8 Responses to On joys and sorrows of library development – part 1

  1. MaxDZ8 says:

    As a coincidence, I may have to rewrite my XML systems in the near future so this is very appreciated. Thank you for sharing.

  2. dontcare says:

    Have you consider vtd-xml for improved perfomrance and reducing memory usage?http://vtd-xml.sf.net

  3. No, I haven't; I seriously doubt the claims – the benchmark is only against Xerces; well, guess what – pugixml is much faster and better in terms of memory than Xerces; for some XML files 90-120 Mb/sec is just not good enough. I haven't tested VTD yet though, so I'm not exactly sure. Also it's huge, meaning it's in the same league as Xerces.All other claims are, uh, weird too – basically, it's stupid to claim you're the worlds *est something unless you deliver concrete proof in terms of benchmarks against latest version of a wide variety of product. Are you VTD-XML developer? If you are, I'd suggest rewriting both claims and benchmarks.

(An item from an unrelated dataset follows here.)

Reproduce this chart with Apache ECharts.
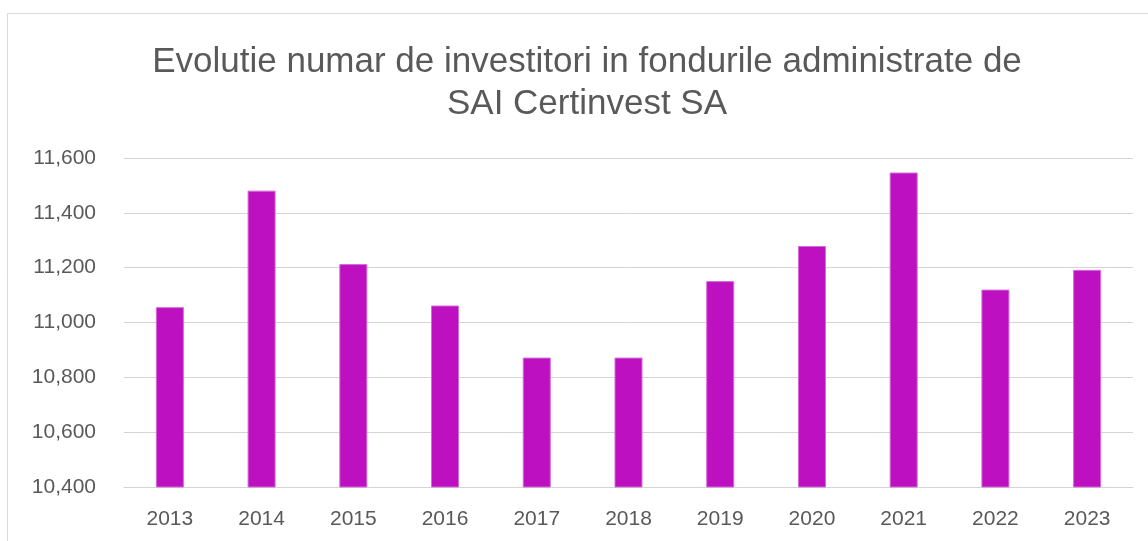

  4. Profiled latest vtd-xml against latest (repo) pugixml, pugixml is 3x faster on a synthetic test (1 Mb file with lots of markup), at the expense of 25% more memory; on a moderate (several Mb) COLLADA file it's 6x faster at the expense of 2% more memory. Memory management is not overrideable btw, had to hack it.

  5. Anonymous says:

    Saw you tweets comparing vtd-xml with pugi…pugi is not a conformant XML parser at all, it does little well-formedness checking so sigh…

  6. pugixml does not claim it's a conformant XML parser, it's simply an XML parser suitable for 95% of XML parsing. VTD-XML should not claim it's the fastest parser in the world either, since that's a lie.

  7. Anonymous says:

    it is not a lie, pugixml is not even conformant to be suited for 15% of the task, think this way, if it doesn't do any checking, it certainly would be infinitely fast.. but what use does it have?

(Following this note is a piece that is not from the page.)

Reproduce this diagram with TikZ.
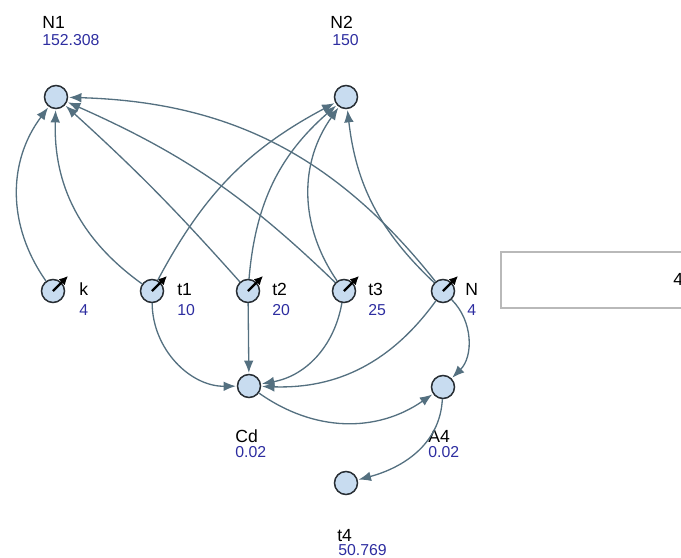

  8. Oh dear, here we go again. I could explain in detail why there's no need for a conformant parser for a lot of tasks – pugixml is used by a number of people, and they're loving it – but I won't bother talking to an anonymous person who seems to just want to tease me.If you want a meaningful discussion, please state who you are so that I know that you're honest about your claims.